**Stated problem**
Copy from the first line below down to and including the line with "dia_grey = [False, True, True, True, True, True, False, False]". Skip the pictures.
========================
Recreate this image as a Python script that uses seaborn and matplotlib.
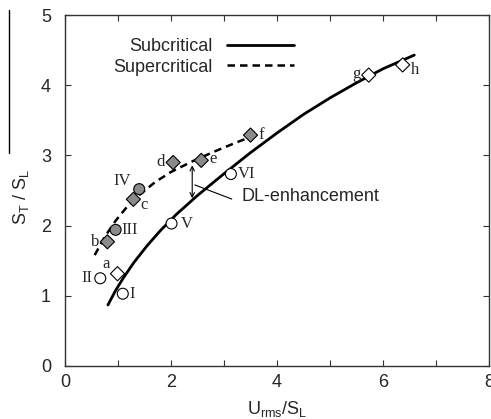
import matplotlib
matplotlib.use("Agg")
import matplotlib.pyplot as plt
from matplotlib.lines import Line2D
import seaborn as sns
import pandas as pd

# fitted curves
sub_x = [0.81, 0.95, 1.10, 1.30, 1.55, 1.80, 2.10, 2.50, 3.00, 3.50, 4.00, 4.50, 5.00, 5.50, 6.00, 6.59]
sub_y = [0.87, 1.07, 1.255, 1.475, 1.715, 1.93, 2.16, 2.43, 2.74, 3.04, 3.32, 3.585, 3.82, 4.035, 4.235, 4.43]
sup_x = [0.56, 0.75, 0.95, 1.15, 1.40, 1.70, 2.00, 2.40, 2.80, 3.20, 3.52]
sup_y = [1.58, 1.84, 2.065, 2.25, 2.435, 2.62, 2.765, 2.915, 3.05, 3.175, 3.27]

# cases: circles (I-VI) and diamonds (a-h)
circ_lab = ["I", "II", "III", "IV", "V", "VI"]
circ_x = [1.09, 0.665, 0.955, 1.40, 2.01, 3.13]
circ_y = [1.03, 1.25, 1.94, 2.52, 2.03, 2.735]
circ_grey = [False, False, True, True, False, False]
dia_lab = ["a", "b", "c", "d", "e", "f", "g", "h"]
dia_x = [0.99, 0.80, 1.29, 2.04, 2.57, 3.50, 5.73, 6.37]
dia_y = [1.315, 1.77, 2.375, 2.90, 2.93, 3.29, 4.145, 4.29]
dia_grey = [False, True, True, True, True, True, False, False]

# label offsets in points (dx, dy, ha)
circ_off = [(5, 0, "left"), (-6, 0, "right"), (4, 0, "left"), (-6, 6, "right"), (7, 0, "left"), (5, 0, "left")]
dia_off = [(-8, 7, "center"), (-6, 0, "right"), (8, -4, "center"), (-6, 0, "right"),
           (6, 1, "left"), (6, 0, "left"), (-6, 1, "right"), (6, -4, "left")]

sns.set_theme(style="ticks")
plt.rcParams['font.family'] = ['Liberation Sans', 'DejaVu Sans']
plt.rcParams['mathtext.default'] = 'regular'

fig = plt.figure(figsize=(4.91, 4.19), dpi=100)
ax = fig.add_axes([0.1324, 0.1265, 0.8636, 0.8375])

sub = pd.DataFrame({"x": sub_x, "y": sub_y})
sup = pd.DataFrame({"x": sup_x, "y": sup_y})
sns.lineplot(data=sub, x="x", y="y", ax=ax, color="black", lw=2.0,
             label="Subcritical", sort=False)
sns.lineplot(data=sup, x="x", y="y", ax=ax, color="black", lw=1.8,
             label="Supercritical", sort=False, linestyle=(0, (3, 2)))

grey = "#8a8a8a"
circ = pd.DataFrame({"x": circ_x, "y": circ_y, "g": circ_grey})
dia = pd.DataFrame({"x": dia_x, "y": dia_y, "g": dia_grey})
for df, mk, sz in [(circ, "o", 62), (dia, "D", 52)]:
    sns.scatterplot(data=df, x="x", y="y", hue="g", palette={True: grey, False: "white"},
                    marker=mk, s=sz, edgecolor="black", linewidth=0.8, ax=ax,
                    legend=False, zorder=3)

for labs, xs, ys, offs in [(circ_lab, circ_x, circ_y, circ_off), (dia_lab, dia_x, dia_y, dia_off)]:
    for t, x, y, (dx, dy, ha) in zip(labs, xs, ys, offs):
        ax.annotate(t, (x, y), xytext=(dx, dy), textcoords="offset points",
                    ha=ha, va="center", fontsize=12, family="Liberation Serif")

# DL-enhancement
ax.annotate("", xy=(2.40, 2.86), xytext=(2.40, 2.39),
            arrowprops=dict(arrowstyle="<->", lw=0.8, color="black",
                            shrinkA=0, shrinkB=0, mutation_scale=8))
ax.annotate("DL-enhancement", xy=(2.45, 2.58), xytext=(3.33, 2.41),
            ha="left", va="center", fontsize=13,
            arrowprops=dict(arrowstyle="-", lw=0.8, color="black",
                            relpos=(0, 0.15), shrinkA=5, shrinkB=0))

ax.set_xlim(0, 8)
ax.set_ylim(0, 5)
ax.set_xticks(range(0, 9))
ax.set_xticklabels([str(v) if v % 2 == 0 else "" for v in range(0, 9)])
ax.set_yticks(range(0, 6))
ax.tick_params(direction="in", length=4, width=0.8, top=True, right=True,
               labelsize=13, color="#333333")
ax.tick_params(axis="x", pad=6)
ax.tick_params(axis="y", pad=10)
for s in ax.spines.values():
    s.set_color("#333333")
    s.set_linewidth(1.0)

ax.set_xlabel("U$_{rms}$/S$_L$", fontsize=13)
ax.set_ylabel("S$_T$ / S$_L$", fontsize=13)
ax.xaxis.set_label_coords(0.5, -0.094)
ax.yaxis.set_label_coords(-0.080, 0.483)

ax.legend(loc="upper right", bbox_to_anchor=(0.54, 0.935), frameon=False,
          markerfirst=False, fontsize=13, handlelength=3.7, handletextpad=0.8,
          labelspacing=0.2, borderpad=0, borderaxespad=0)

# stray vertical rule at far left of the original
fig.add_artist(Line2D([0.0183, 0.0183], [0.976, 0.635], color="black", lw=1.0))

fig.savefig("out.png", dpi=100)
========================
**Exercise result**
Recreate this image as a Python script that uses seaborn and matplotlib.
import matplotlib
matplotlib.use("Agg")
import matplotlib.pyplot as plt
from matplotlib.lines import Line2D
import seaborn as sns
import pandas as pd

# fitted curves
sub_x = [0.81, 0.95, 1.10, 1.30, 1.55, 1.80, 2.10, 2.50, 3.00, 3.50, 4.00, 4.50, 5.00, 5.50, 6.00, 6.59]
sub_y = [0.87, 1.07, 1.255, 1.475, 1.715, 1.93, 2.16, 2.43, 2.74, 3.04, 3.32, 3.585, 3.82, 4.035, 4.235, 4.43]
sup_x = [0.56, 0.75, 0.95, 1.15, 1.40, 1.70, 2.00, 2.40, 2.80, 3.20, 3.52]
sup_y = [1.58, 1.84, 2.065, 2.25, 2.435, 2.62, 2.765, 2.915, 3.05, 3.175, 3.27]

# cases: circles (I-VI) and diamonds (a-h)
circ_lab = ["I", "II", "III", "IV", "V", "VI"]
circ_x = [1.09, 0.665, 0.955, 1.40, 2.01, 3.13]
circ_y = [1.03, 1.25, 1.94, 2.52, 2.03, 2.735]
circ_grey = [False, False, True, True, False, False]
dia_lab = ["a", "b", "c", "d", "e", "f", "g", "h"]
dia_x = [0.99, 0.80, 1.29, 2.04, 2.57, 3.50, 5.73, 6.37]
dia_y = [1.315, 1.77, 2.375, 2.90, 2.93, 3.29, 4.145, 4.29]
dia_grey = [False, True, True, True, True, True, False, False]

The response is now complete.